This kit is another major improvement over the earlier cruiser releases from Aoshima with parts fit and detail clearly getting the treatment. My only complaint is the manufacturers feeble attempt at a photo-etch set for her, truly dismal, but between Lion Roar, KA Models, Voyager and my spare parts box, I was able to put together what I wanted. I really hope when Aoshima release my favourite battleship in the near future, they borrow Hasegawa's P/E designer for the job. As I wanted to have a 1944 version of her, it was a simple task of scratch-buiolding the twin 25 AA gun emplacement mounted on the back of the crane superstructure, adding the 4 triple 25's gun tubs fore and aft and adding the many single 25's placed aroung her decks. A word for anybody wanting to update it to this time period, Aoshima include 4 gun tubs (though a bit smaller than they should be) on one of the kits frets. I didn't realize this until I had finished and noticed the leftovers.

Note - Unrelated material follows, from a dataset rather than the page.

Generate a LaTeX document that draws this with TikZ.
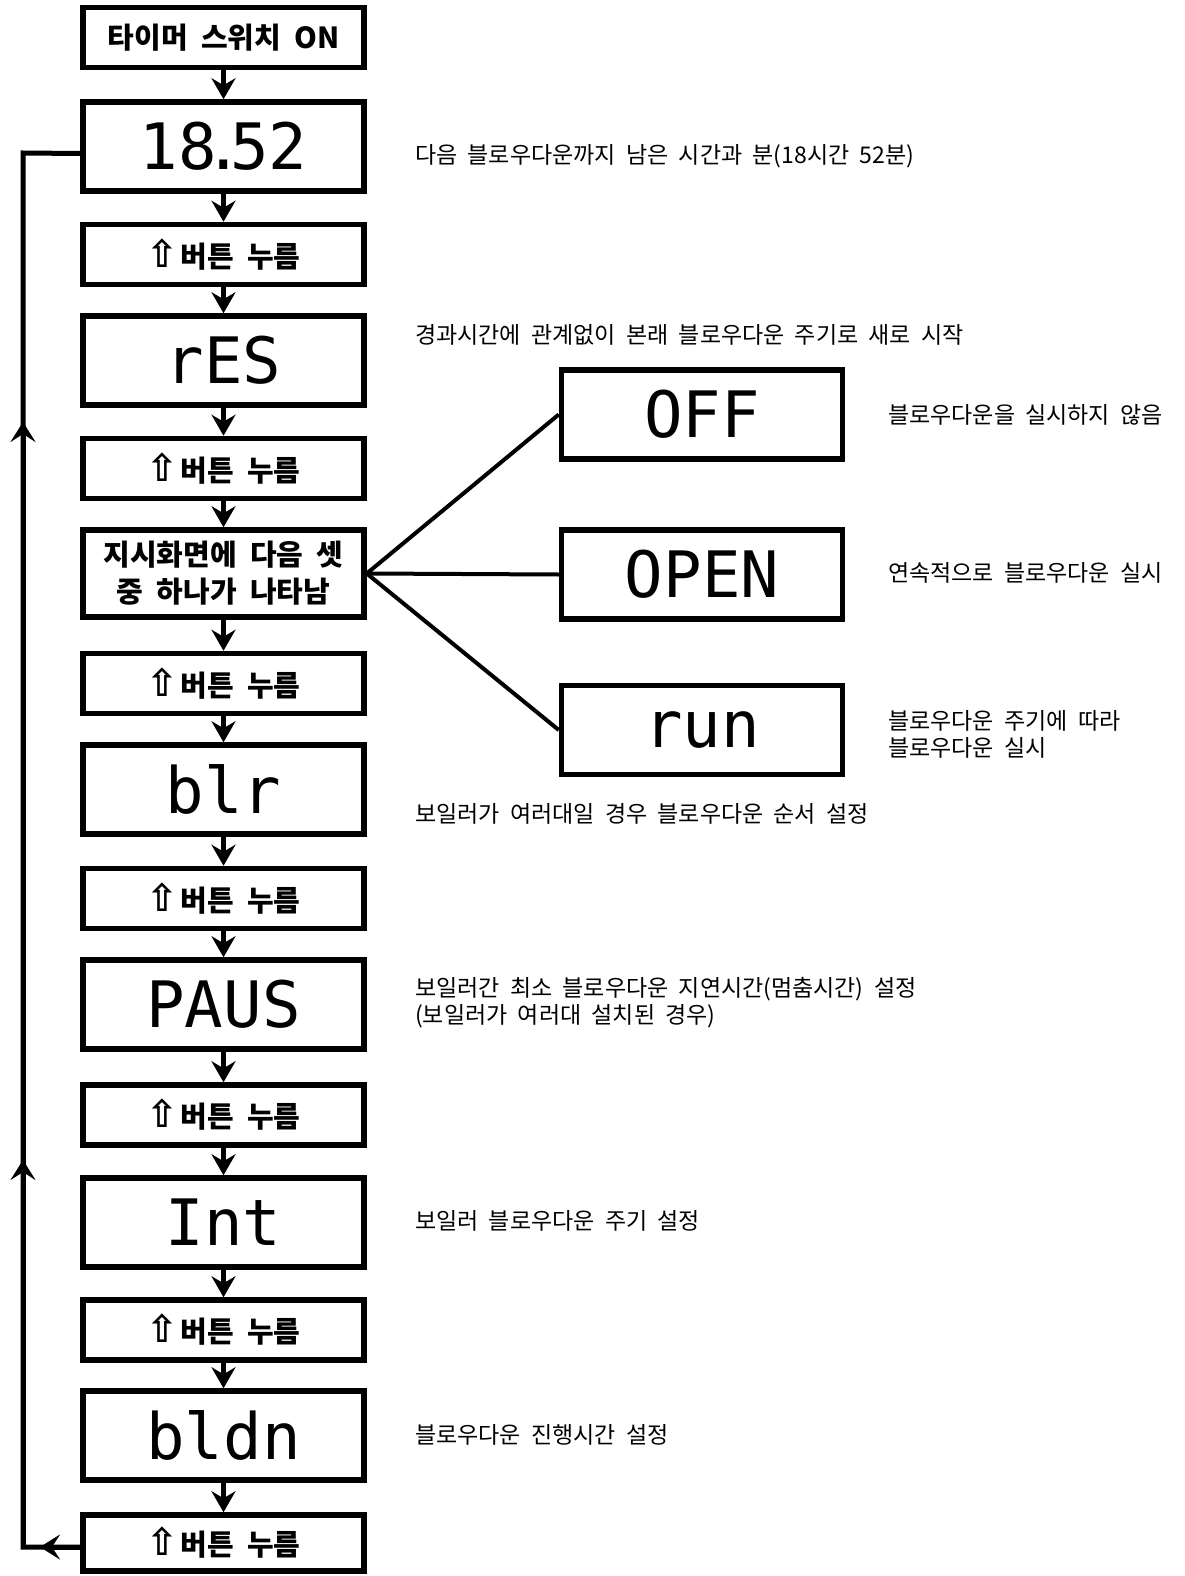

I depicted Myoko looking pretty dirty and worn as immediately after leaving her last refit at the end of June 44', she covered many miles transporting oil, stores and troops before (as shown here) being involved in The Battle of Leyte Gulf on the 22nd October 1944.
IJN Myoko was the name-ship of the four-member Myoko class of heavy cruisers of the Imperial Japanese Navy — the other ships of the class being the Nachi, Ashigara, and Haguro. The four were built for the Imperial Japanese Navy in the late 1920s. Three were lost during World War II.
The ships of this class displaced 13,300 tons, were 204 metres long, and were capable of 36 knots (67 km/h). They carried two floatplanes and their main armament was ten 8-inch (203mm) guns, the heaviest armament of any cruiser in the world at the time.
Myoko was laid down at the Yokosuka Naval Arsenal on October 25, 1924, launched and named on April 16, 1927, and was commissioned into the Imperial Japanese Navy on July 31, 1929. She was named after Mount Myoko in Niigata Prefecture.